Dataset records
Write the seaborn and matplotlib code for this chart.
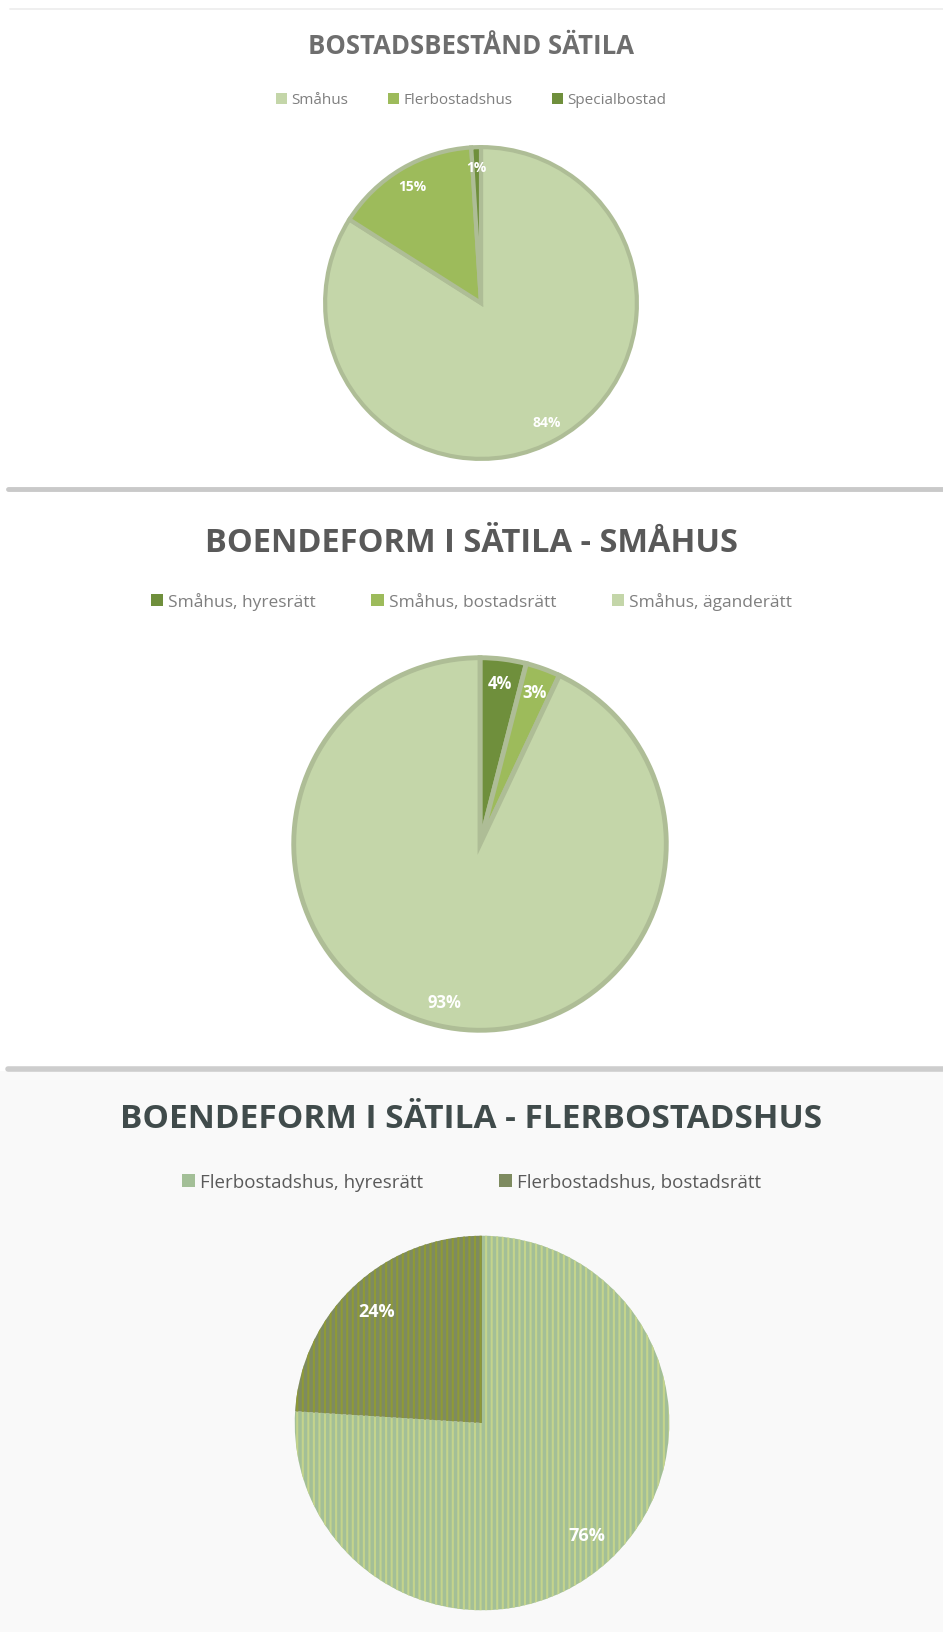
import matplotlib
matplotlib.use('Agg')
import matplotlib.pyplot as plt
import matplotlib.patches as mpatches
import matplotlib.lines as mlines
import seaborn as sns

# data
bestand_labels = ['Småhus', 'Flerbostadshus', 'Specialbostad']
bestand_values = [84, 15, 1]
smahus_labels = ['Småhus, hyresrätt', 'Småhus, bostadsrätt', 'Småhus, äganderätt']
smahus_values = [4, 3, 93]
flerbo_labels = ['Flerbostadshus, hyresrätt', 'Flerbostadshus, bostadsrätt']
flerbo_values = [76, 24]

titles = ['BOSTADSBESTÅND SÄTILA',
          'BOENDEFORM I SÄTILA - SMÅHUS',
          'BOENDEFORM I SÄTILA - FLERBOSTADSHUS']

sns.set_theme(style='white')
plt.rcParams['font.family'] = ['Open Sans', 'DejaVu Sans']
plt.rcParams['hatch.linewidth'] = 1.5

W, H = 943, 1633
fig = plt.figure(figsize=(W / 100, H / 100), dpi=100)
fig.patch.set_facecolor('white')


def fx(x):
    return x / W


def fy(y):
    return 1 - y / H


def pie_axes(cx, cy, r):
    ax = fig.add_axes([fx(cx - r), fy(cy + r), 2 * r / W, 2 * r / H])
    ax.axis('off')
    return ax


def fix_limits(ax):
    # pie() resets the limits to +-1.25, so set them again afterwards
    ax.set_xlim(-1.02, 1.02)
    ax.set_ylim(-1.02, 1.02)
    ax.set_aspect('equal')


def legend(labels, colors, y, size, gap, color='#7f7f7f'):
    handles = [mpatches.Patch(facecolor=c, edgecolor='none', label=l) for l, c in zip(labels, colors)]
    fig.legend(handles=handles, loc='center', bbox_to_anchor=(0.5, fy(y)), ncol=len(labels),
               frameon=False, fontsize=size, handlelength=0.7, handleheight=0.7,
               handletextpad=0.3, columnspacing=gap, labelcolor=color)


# panel 3 background + separators
fig.add_artist(mpatches.Rectangle((0, 0), 1, fy(1072), transform=fig.transFigure,
                                  facecolor='#f9f9f9', edgecolor='none', zorder=0))
fig.add_artist(mlines.Line2D([fx(10), 1], [fy(10), fy(10)], color='#ececec', lw=1.2))
fig.add_artist(mlines.Line2D([fx(8), 1], [fy(490), fy(490)], color='#c9c9c9', lw=3.5))
fig.add_artist(mlines.Line2D([fx(8), 1], [fy(1070), fy(1070)], color='#cdcdcd', lw=4))

# --- panel 1
c1 = ['#c4d6a9', '#9dbb5b', '#6f8f3c']
fig.text(0.5, fy(47), titles[0], ha='center', va='center', fontsize=18.5,
         fontweight='bold', color='#6e6e6e')
legend(bestand_labels, c1, 101, 11, 2.6)
ax1 = pie_axes(481, 304, 159)
ax1.pie(bestand_values, colors=c1, startangle=90, counterclock=False,
        autopct='%1.0f%%', pctdistance=0.87,
        wedgeprops=dict(edgecolor='#aebd96', linewidth=3),
        textprops=dict(color='white', fontsize=10, fontweight='bold'))
fix_limits(ax1)

# --- panel 2
c2 = ['#6f8f3c', '#9dbb5b', '#c4d6a9']
fig.text(0.5, fy(543), titles[1], ha='center', va='center', fontsize=23.5,
         fontweight='bold', color='#595959')
legend(smahus_labels, c2, 602, 12.5, 3.2)
ax2 = pie_axes(480, 845, 190)
ax2.pie(smahus_values, colors=c2, startangle=90, counterclock=False,
        autopct='%1.0f%%', pctdistance=0.87,
        wedgeprops=dict(edgecolor='#aebd96', linewidth=3.5),
        textprops=dict(color='white', fontsize=12, fontweight='bold'))
fix_limits(ax2)

# --- panel 3 (striped fills)
c3 = ['#a3bf97', '#7e8b60']
h3 = ['#c4d48c', '#8f9a36']
fig.text(0.5, fy(1120), titles[2], ha='center', va='center', fontsize=24,
         fontweight='bold', color='#404b4b')
legend(flerbo_labels, c3, 1183, 13.5, 4.0, color='#5a5a5a')
ax3 = pie_axes(482, 1424, 191)
w3, t3, a3 = ax3.pie(flerbo_values, colors=c3, startangle=90, counterclock=False,
                     autopct='%1.0f%%', pctdistance=0.82,
                     wedgeprops=dict(linewidth=0),
                     textprops=dict(color='white', fontsize=13, fontweight='bold'))
for w, hc in zip(w3, h3):
    w.set_hatch('|||')
    w.set_edgecolor(hc)
    w.set_linewidth(0)
for t in a3:
    t.set_zorder(5)
fix_limits(ax3)

fig.savefig('out.png', dpi=100, facecolor=fig.get_facecolor())
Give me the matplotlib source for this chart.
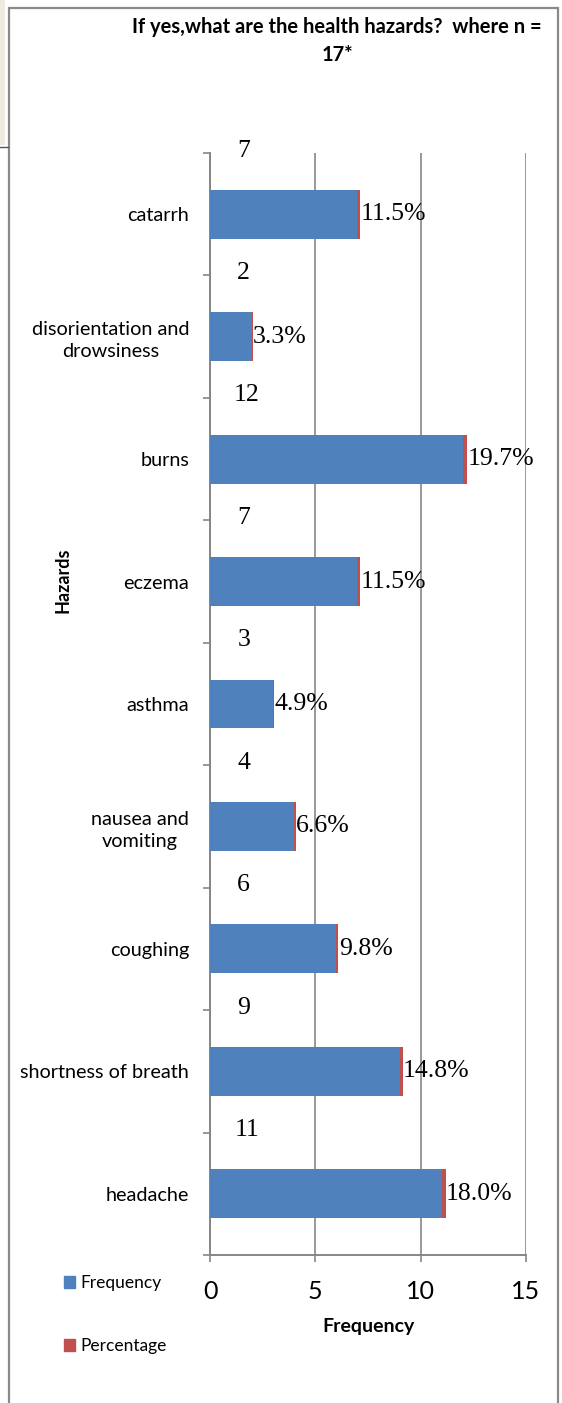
import numpy as np
import matplotlib
matplotlib.use("Agg")
import matplotlib.pyplot as plt
from matplotlib.patches import Patch, Rectangle

plt.rcParams['font.family'] = ['Lato', 'DejaVu Sans']

# ---- data (top to bottom as in the chart) ----
categories = ["catarrh", "disorientation and\ndrowsiness", "burns", "eczema", "asthma",
              "nausea and\nvomiting", "coughing", "shortness of breath", "headache"]
frequency = [7, 2, 12, 7, 3, 4, 6, 9, 11]
percentage = [11.5, 3.3, 19.7, 11.5, 4.9, 6.6, 9.8, 14.8, 18.0]
x_ticks = [0, 5, 10, 15]
title = "If yes,what are the health hazards?  where n =\n17*"

BLUE = "#4F81BD"
RED = "#C0504D"
GRAY = "#868686"
SERIF = ["Liberation Serif", "DejaVu Serif"]

W, H = 562, 1403
fig = plt.figure(figsize=(W / 100, H / 100), dpi=100)
fig.patch.set_facecolor("white")

ax = fig.add_axes([210 / W, 1 - 1255 / H, 316 / W, 1102 / H])

n = len(categories)
y = np.arange(n)
freq = np.array(frequency, dtype=float)
pct = np.array(percentage, dtype=float)

ax.barh(y, freq, height=0.4, color=BLUE, zorder=3, label="Frequency")
ax.barh(y, pct / 100.0, left=freq, height=0.4, color=RED, zorder=3, label="Percentage")

for i in range(n):
    s = str(frequency[i])
    ax.text(1.6 + 0.15 * (len(s) - 1), y[i] - 0.52, s, ha="center", va="center",
            fontsize=18.5, family=SERIF, color="black", clip_on=False, zorder=4)
    ax.text(freq[i] + pct[i] / 100.0 + 0.02, y[i], f"{pct[i]:.1f}%", ha="left", va="center",
            fontsize=18.5, family=SERIF, color="black", clip_on=False, zorder=4)

ax.set_xlim(0, 15)
ax.set_ylim(n - 0.5, -0.5)
ax.set_xticks(x_ticks)
ax.set_xticklabels([str(t) for t in x_ticks])
ax.set_yticks(np.arange(n + 1) - 0.5)
ax.set_yticklabels([])
ax.set_yticks(y, labels=categories, minor=True)
for t in ax.get_yticklabels(minor=True):
    t.set_multialignment("center")
    t.set_linespacing(1.36)

ax.tick_params(axis="y", which="major", direction="out", length=5, width=1.2, color=GRAY)
ax.tick_params(axis="y", which="minor", length=0, pad=15, labelsize=14.3)
ax.tick_params(axis="x", direction="out", length=5, width=1.2, color=GRAY, pad=13, labelsize=18)

ax.grid(axis="x", color=GRAY, lw=1.2, zorder=0)
ax.set_axisbelow(True)
for side in ("top", "right"):
    ax.spines[side].set_visible(False)
for side in ("left", "bottom"):
    ax.spines[side].set_color(GRAY)
    ax.spines[side].set_linewidth(1.4)

ax.set_xlabel("Frequency", fontsize=14, fontweight="bold")
ax.xaxis.set_label_coords(0.5, -(1318 - 1255) / 1102)
ax.set_ylabel("Hazards", fontsize=13, fontweight="bold")
ax.yaxis.set_label_coords((71 - 210) / 316, 1 - (580 - 153) / 1102)

fig.text(337 / W, 1 - 41 / H, title, ha="center", va="center", multialignment="center",
         fontsize=14.5, fontweight="bold", linespacing=1.45)

handles = [Patch(color=BLUE, label="Frequency"), Patch(color=RED, label="Percentage")]
fig.legend(handles=handles, loc="center left", bbox_to_anchor=(64 / W, 1 - 1314.5 / H),
           frameon=False, fontsize=12.5, handlelength=0.65, handleheight=0.65,
           handletextpad=0.3, labelspacing=2.7, borderpad=0, borderaxespad=0)

# chart frame
fig.patches.append(Rectangle((9 / W, -0.01), (558 - 9) / W, 1.01 - 8 / H, transform=fig.transFigure,
                             fill=False, ec="#8a8a8a", lw=1.6))
# left-top cropped artefact
fig.patches.append(Rectangle((0, 1 - 145 / H), 5 / W, 145 / H, transform=fig.transFigure,
                             color="#efeae0", lw=0))
fig.add_artist(plt.Line2D([0, 8 / W], [1 - 147 / H, 1 - 147 / H], transform=fig.transFigure,
                          color="#555555", lw=1))

fig.savefig("out.png", dpi=100)
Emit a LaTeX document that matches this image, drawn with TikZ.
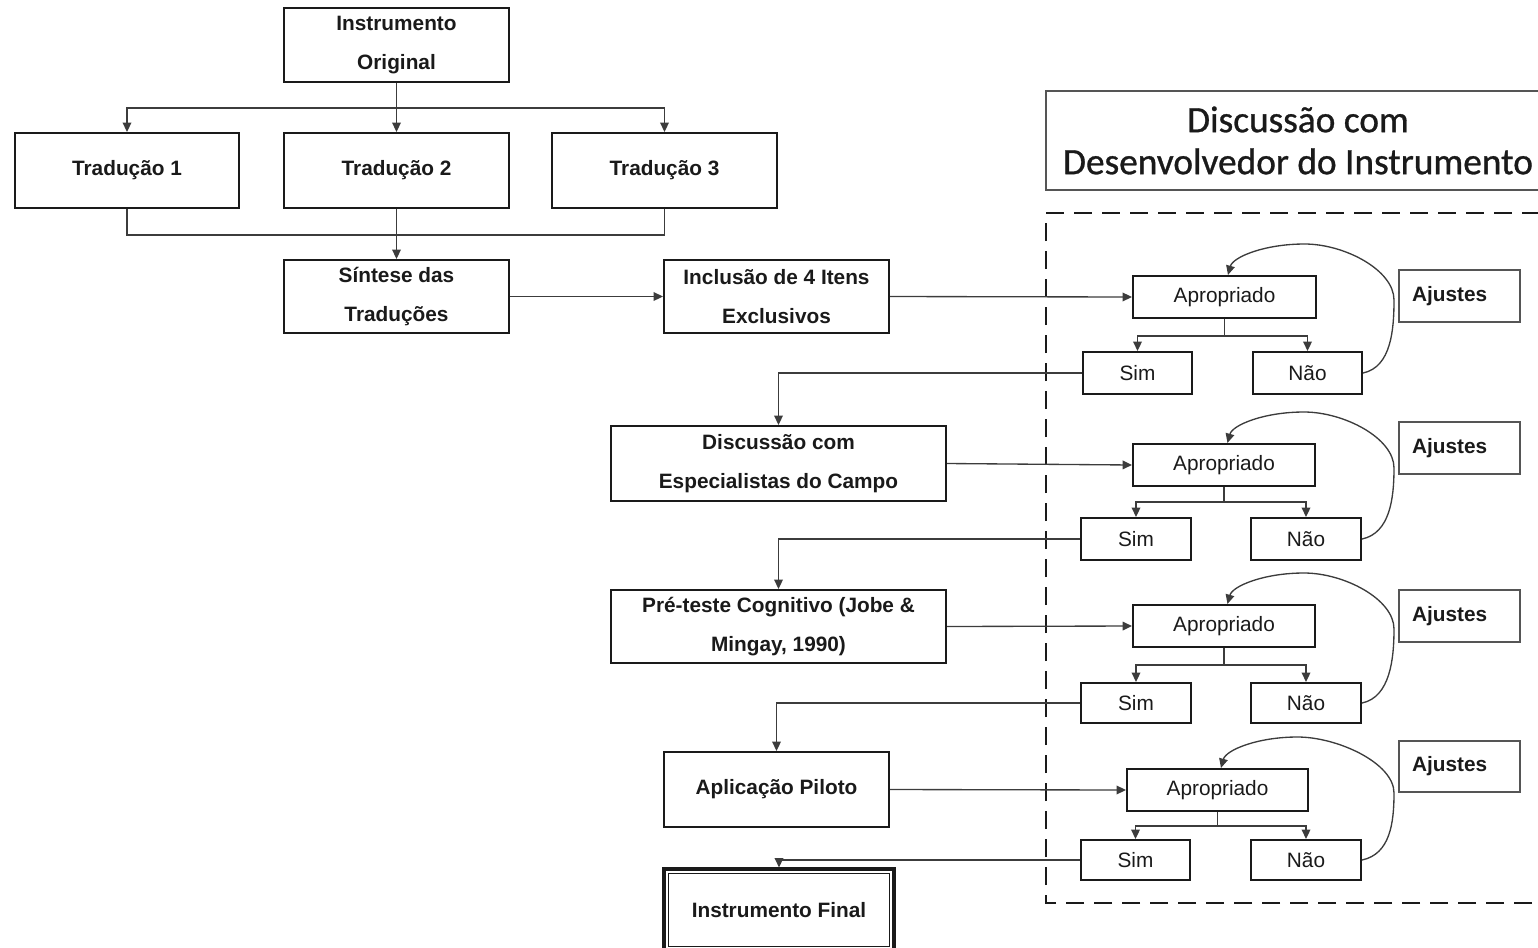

Exercise objective
Skip every picture. Repeat the lines from the one with "Give me the matplotlib source for this chart." through the one with "plt.rcParams['font.family'] = ['Lato', 'DejaVu", both ends included.

Final result
Give me the matplotlib source for this chart.
import numpy as np
import matplotlib
matplotlib.use("Agg")
import matplotlib.pyplot as plt
from matplotlib.patches import Patch, Rectangle

plt.rcParams['font.family'] = ['Lato', 'DejaVu Sans']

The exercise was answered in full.